🤖 AI Summary
Neon is a new calling app that pays users to record phone conversations for AI training: $0.30 per minute when both parties use Neon (both sides recorded) and $0.15 per minute when only the caller uses Neon (only your side recorded), with a $30/day earnings cap and a $30 referral bonus. Users sign up with phone, name and email, must place calls through the app, follow rules for “real” two‑way conversations (no long silent calls, prerecorded audio, or staged interactions), and can cash out after earning $0.10, typically receiving payment within three business days. Neon says recordings are encrypted, PII (names, numbers, addresses) is stripped, and audio is sold only to vetted AI buyers; the app is already climbing App Store charts.
For the AI/ML community this is significant because it creates a direct, large-scale pipeline of natural, colloquial phone audio — potentially valuable for speech recognition, conversational models, speaker diarization and context-aware dialogue systems.
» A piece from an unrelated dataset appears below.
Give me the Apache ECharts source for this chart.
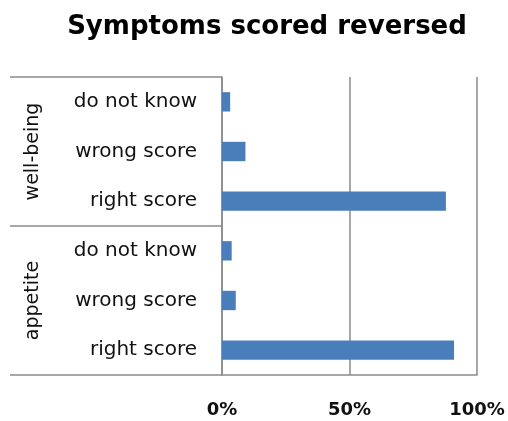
<!DOCTYPE html>
<html>
<head>
<meta charset="utf-8">
<script src="https://cdn.jsdelivr.net/npm/echarts@6/dist/echarts.min.js"></script>
<style>html,body{margin:0;padding:0;background:#fff}#c{width:508px;height:421px}</style>
</head>
<body>
<div id="c"></div>
<script>
var title = "Symptoms scored reversed";
var groups = ["well-being", "appetite"];
var answers = ["do not know", "wrong score", "right score"];
var wellBeing = [3.2, 9.2, 87.8];
var appetite = [3.8, 5.4, 91.0];
var xTicks = [0, 50, 100];

var categories = [];
var values = [];
groups.forEach(function (g, gi) {
  var vals = gi === 0 ? wellBeing : appetite;
  answers.forEach(function (a, ai) {
    categories.push(g + "|" + a);
    values.push(vals[ai]);
  });
});

var gray = "#8a8a8a";
var chart = echarts.init(document.getElementById("c"), null, {renderer: "canvas"});
var option = {
  animation: false,
  backgroundColor: "#fff",
  title: {
    text: title, left: 262, top: 9, textAlign: "center",
    textStyle: {fontFamily: "DejaVu Sans", fontWeight: "bold", fontSize: 26, color: "#000"}
  },
  grid: {left: 222, right: 31, top: 77, bottom: 46, containLabel: false},
  xAxis: {
    type: "value", min: xTicks[0], max: xTicks[xTicks.length - 1], interval: 50,
    axisLine: {show: true, lineStyle: {color: gray, width: 1.5}},
    axisTick: {show: false},
    splitLine: {show: true, lineStyle: {color: gray, width: 1.5}},
    axisLabel: {
      margin: 26, formatter: function (v) { return v + "%"; },
      fontFamily: "DejaVu Sans", fontWeight: "bold", fontSize: 18, color: "#111"
    }
  },
  yAxis: {
    type: "category", inverse: true, data: categories,
    axisLine: {show: true, lineStyle: {color: gray, width: 1.5}},
    axisTick: {show: false},
    axisLabel: {
      margin: 25, formatter: function (v) { return v.split("|")[1]; },
      fontFamily: "DejaVu Sans", fontSize: 20, color: "#111"
    }
  },
  series: [{
    type: "bar", data: values, barWidth: "39%",
    itemStyle: {color: "#4a7ebb"}
  }]
};
chart.setOption(option);

function drawBox() {
  var yOf = function (i) { return chart.convertToPixel({yAxisIndex: 0}, categories[i]); };
  var step = yOf(1) - yOf(0);
  var top = yOf(0) - step / 2;
  var mid = (yOf(2) + yOf(3)) / 2;
  var bottom = yOf(5) + step / 2;
  var axisX = chart.convertToPixel({xAxisIndex: 0}, 0);
  var leftX = 10;
  var ls = {stroke: gray, lineWidth: 1.5};
  var els = [top, mid, bottom].map(function (y) {
    return {type: "line", shape: {x1: leftX, y1: y, x2: axisX, y2: y}, style: ls, silent: true};
  });
  [[top, mid], [mid, bottom]].forEach(function (r, gi) {
    els.push({
      type: "text", x: 33, y: (r[0] + r[1]) / 2, rotation: Math.PI / 2,
      style: {text: groups[gi], fontFamily: "DejaVu Sans", fontSize: 19, fill: "#111",
              align: "center", verticalAlign: "middle"},
      silent: true
    });
  });
  chart.setOption({graphic: els});
}
drawBox();
</script>
</body>
</html>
Technically, one-sided vs two-sided recordings, the claimed anonymization steps, and metadata availability will affect data utility and model behavior. It also raises practical and ethical implications: anonymization can be imperfect (voiceprints and contextual clues can re-identify speakers), consent and cross-jurisdictional wiretap laws vary, and monetizing personal conversations shifts data-collection norms. Users and researchers should weigh the training-value of real-world audio against privacy, legal and bias risks before embracing this model.